Plus, cross-border banking transparency means your accounts in Martinique are reported to French authorities. If you’re a French resident or citizen, there’s no hiding.

How to Stay Compliant (Without Being Paranoid)

I’m not here to scare you into paralysis. Just awareness.

Document everything. Every transaction should have a clear business purpose. Invoices. Contracts. Board minutes approving major decisions. If you can’t explain why the company paid for something, don’t pay for it.

Separate personal and business finances completely. Different bank accounts. Different credit cards. No exceptions. The moment you blur the line, you create exposure.

Pay yourself properly. If you need money, take a salary or dividend. Yes, you’ll pay personal income tax. That’s the price of legality. Trying to avoid personal taxes by disguising personal expenses as business costs is exactly how people get prosecuted.

Use formal loans if necessary. If the company genuinely needs to lend you money, document it properly: written agreement, market interest rate, repayment schedule. And actually repay it.

Get professional advice before major transactions. Real estate deals, asset transfers, management fees—have an accountant or lawyer review them first. The cost of advice is a fraction of the cost of criminal defense.

The Philosophical Problem

Here’s what frustrates me about this system.

French corporate law is built on the premise that the company’s interest is paramount. Even above the owner’s interest. This makes sense when you have multiple shareholders, employees, creditors—genuine stakeholders with competing interests.

But when you’re a one-person operation? When you took all the risk, invested your savings, worked 80-hour weeks to build something? The idea that you can’t use “your” company’s money without criminal liability feels Kafkaesque.

Yet that’s the law. And ignorance is no defense.

My Take: Know the Rules or Leave

If you’re operating in Martinique, you’re operating under one of the most stringent corporate governance regimes in the world. French commercial law doesn’t mess around.

You have two choices: play by the rules meticulously, or structure your affairs elsewhere. There are jurisdictions with far more flexible attitudes toward owner-managed companies. Jurisdictions where the corporate veil is thinner and the distinction between personal and business assets is less rigid.

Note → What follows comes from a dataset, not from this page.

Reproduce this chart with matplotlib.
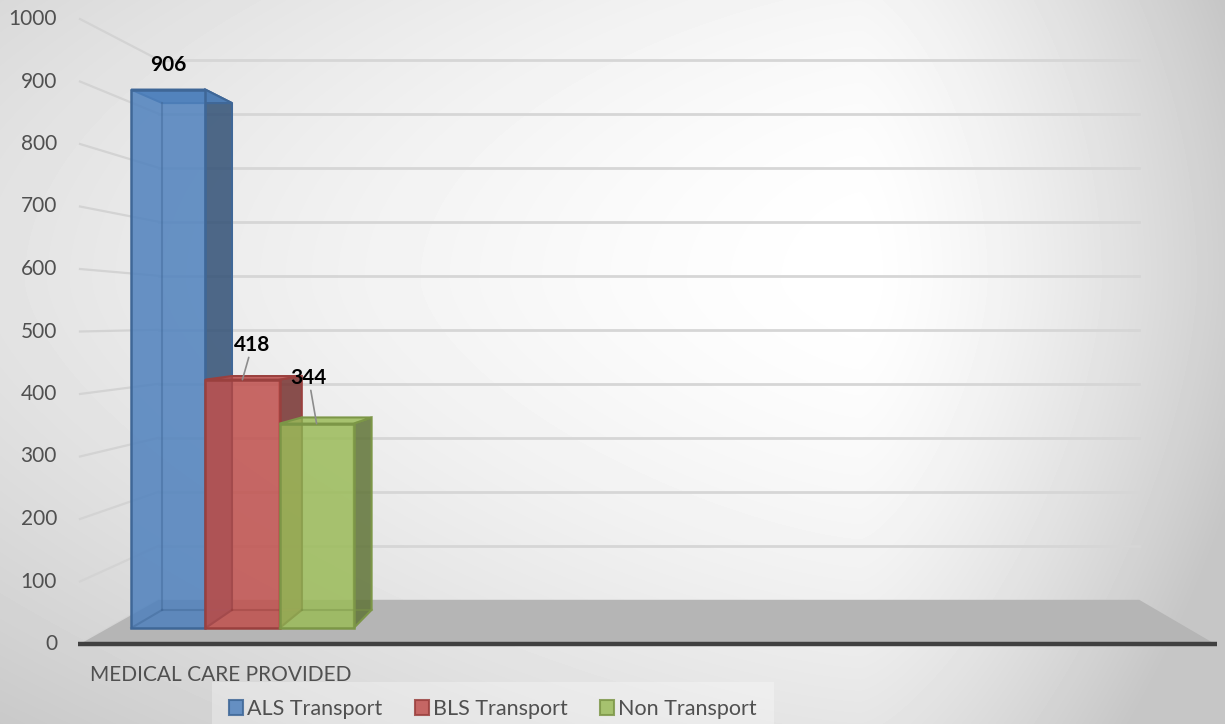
import numpy as np
import matplotlib.pyplot as plt
from matplotlib.patches import Polygon, Patch
from matplotlib.colors import to_rgb

plt.rcParams['font.family'] = ['Lato', 'DejaVu Sans']

# data
category = 'MEDICAL CARE PROVIDED'
series = ['ALS Transport', 'BLS Transport', 'Non Transport']
values = [906, 418, 344]
colors = ['#4F81BD', '#C0504D', '#9BBB59']
yticks = [0, 100, 200, 300, 400, 500, 600, 700, 800, 900, 1000]

# layout of the fake 3d box (front plane units: x in px, y in value units)
W, H = 1225, 724
PX_PER_UNIT = 0.625
BASE_PY = 644
VPX, VPV = 658, 520          # vanishing point
S_FRONT, S_BAR_F, S_BAR_B, S_WALL = 1.0, 0.951, 0.895, 0.864
WALL_X0, WALL_X1 = 80, 1215
BAR_X0, BAR_W = 104, 78
TXT = '#505050'
FS = 15
# data label offsets in pixels (dx, dy) and whether a leader line is drawn
label_off = [(0, 25), (10, 35), (-8, 46)]
leader = [False, True, True]


def proj(x, v, s):
    return (VPX + s * (x - VPX), VPV + s * (v - VPV))


def shade(c, f):
    r, g, b = to_rgb(c)
    return (r * f, g * f, b * f)


fig = plt.figure(figsize=(W / 100, H / 100), dpi=100)
ax = fig.add_axes([0, 0, 1, 1])
ymin, ymax = (BASE_PY - H) / PX_PER_UNIT, BASE_PY / PX_PER_UNIT
ax.set_xlim(0, W)
ax.set_ylim(ymin, ymax)
ax.axis('off')

# background gradient (white spot upper right, grey to the edges)
xx, yy = np.meshgrid(np.arange(W), np.arange(H))
cx, cy = 860, 280
left = np.clip((cx - xx) / cx, 0, 1) ** 1.4 * 28
right = np.clip((xx - cx) / (W - cx), 0, 1) ** 1.4 * 48
down = np.clip((yy - cy) / (H - cy), 0, 1) ** 1.6 * 26
up = np.clip((cy - yy) / cy, 0, 1) ** 2 * 10
bg = np.clip(255 - left - right - down - up, 198, 255)
ax.imshow(bg, cmap='gray', vmin=0, vmax=255, extent=(0, W, ymin, ymax),
          aspect='auto', origin='upper', zorder=0)

# walls: gridlines on side and back wall
for t in yticks:
    p0 = proj(WALL_X0, t, S_FRONT)
    p1 = proj(WALL_X0, t, S_WALL)
    p2 = proj(WALL_X1, t, S_WALL)
    ax.plot([p0[0], p1[0]], [p0[1], p1[1]], color='#d3d3d3', lw=1.6, zorder=1)
    if t > 0:
        ax.plot([p1[0], p2[0]], [p1[1], p2[1]], color='#d6d6d6', lw=2, zorder=1)
    ax.text(p0[0] - 23, t, str(t), ha='right', va='center', fontsize=FS, color=TXT)

# floor
floor = [proj(WALL_X0, 0, S_FRONT), proj(WALL_X1, 0, S_FRONT),
         proj(WALL_X1, 0, S_WALL), proj(WALL_X0, 0, S_WALL)]
ax.add_patch(Polygon(floor, closed=True, facecolor='#b5b5b5', edgecolor='none', zorder=2))
f0, f1 = floor[0], floor[1]
ax.plot([f0[0] - 2, f1[0] + 2], [f0[1], f1[1]], color='#404040', lw=3.2,
        solid_capstyle='butt', zorder=2)

# bars
for i, (h, c) in enumerate(zip(values, colors)):
    z = 3 + i
    x0 = BAR_X0 + i * BAR_W
    x1 = x0 + BAR_W
    edge = shade(c, 0.8)
    front = [proj(x0, 0, S_BAR_F), proj(x1, 0, S_BAR_F), proj(x1, h, S_BAR_F), proj(x0, h, S_BAR_F)]
    right = [proj(x1, 0, S_BAR_F), proj(x1, 0, S_BAR_B), proj(x1, h, S_BAR_B), proj(x1, h, S_BAR_F)]
    top = [proj(x0, h, S_BAR_F), proj(x1, h, S_BAR_F), proj(x1, h, S_BAR_B), proj(x0, h, S_BAR_B)]
    ax.add_patch(Polygon(right, closed=True, facecolor=shade(c, 0.62), alpha=0.85,
                         edgecolor='none', zorder=z))
    ax.add_patch(Polygon(right, closed=True, fill=False, edgecolor=edge, lw=1.5, zorder=z))
    ax.add_patch(Polygon(top, closed=True, facecolor=c, alpha=0.85, edgecolor='none', zorder=z))
    ax.add_patch(Polygon(top, closed=True, fill=False, edgecolor=edge, lw=1.5, zorder=z))
    ax.add_patch(Polygon(front, closed=True, facecolor=c, alpha=0.85, edgecolor='none', zorder=z))
    # hidden edges seen through the transparent front face
    bl = proj(x0, 0, S_BAR_B)
    br = proj(x1, 0, S_BAR_B)
    tl = proj(x0, h, S_BAR_B)
    fl = proj(x0, 0, S_BAR_F)
    for a, b in [(bl, tl), (bl, br), (bl, fl)]:
        ax.plot([a[0], b[0]], [a[1], b[1]], color=edge, lw=1.5, alpha=0.45, zorder=z)
    ax.add_patch(Polygon(front, closed=True, fill=False, edgecolor=edge, lw=1.8, zorder=z))

    # data label
    xc = proj((x0 + x1) / 2, h, S_BAR_F)
    arrow = dict(arrowstyle='-', color='#8c8c8c', lw=1.2, shrinkA=0, shrinkB=0) if leader[i] else None
    ax.annotate(str(h), xy=xc, xytext=label_off[i], textcoords='offset pixels',
                ha='center', va='center', fontsize=FS, fontweight='bold',
                color='black', arrowprops=arrow, zorder=10)

# category label, centred under the group on the front edge
cx_cat = proj(BAR_X0 + len(values) * BAR_W / 2, 0, S_FRONT)[0]
ax.annotate(category, xy=(cx_cat, 0), xytext=(0, -31), textcoords='offset pixels',
            ha='center', va='center', fontsize=FS, color=TXT)

# legend
handles = [Patch(facecolor=c, alpha=0.85, edgecolor=shade(c, 0.8), lw=1.5) for c in colors]
leg = fig.legend(handles, series, loc='center', bbox_to_anchor=(493 / W, 1 - 709 / H),
                 ncol=3, fontsize=15.5, handlelength=0.65, handleheight=0.65,
                 handletextpad=0.2, columnspacing=1.5, borderpad=0.8,
                 frameon=True, fancybox=False, facecolor='white', framealpha=0.3,
                 edgecolor='none', labelcolor=TXT)

fig.savefig('out.png', dpi=100)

But if you choose to stay—and there are good reasons to, from EU market access to banking infrastructure—then treat your company as what the law says it is: a separate person with separate interests. Not your personal piggy bank.

The moment you forget that distinction is the moment you create criminal liability.

Keep your books clean. Document your decisions. And remember: the tax inspector who triggers the audit that leads to your prosecution isn’t trying to be cruel. They’re just doing their job in a system that was designed to protect creditors and the public treasury above all else.

Welcome to French corporate law in the tropics.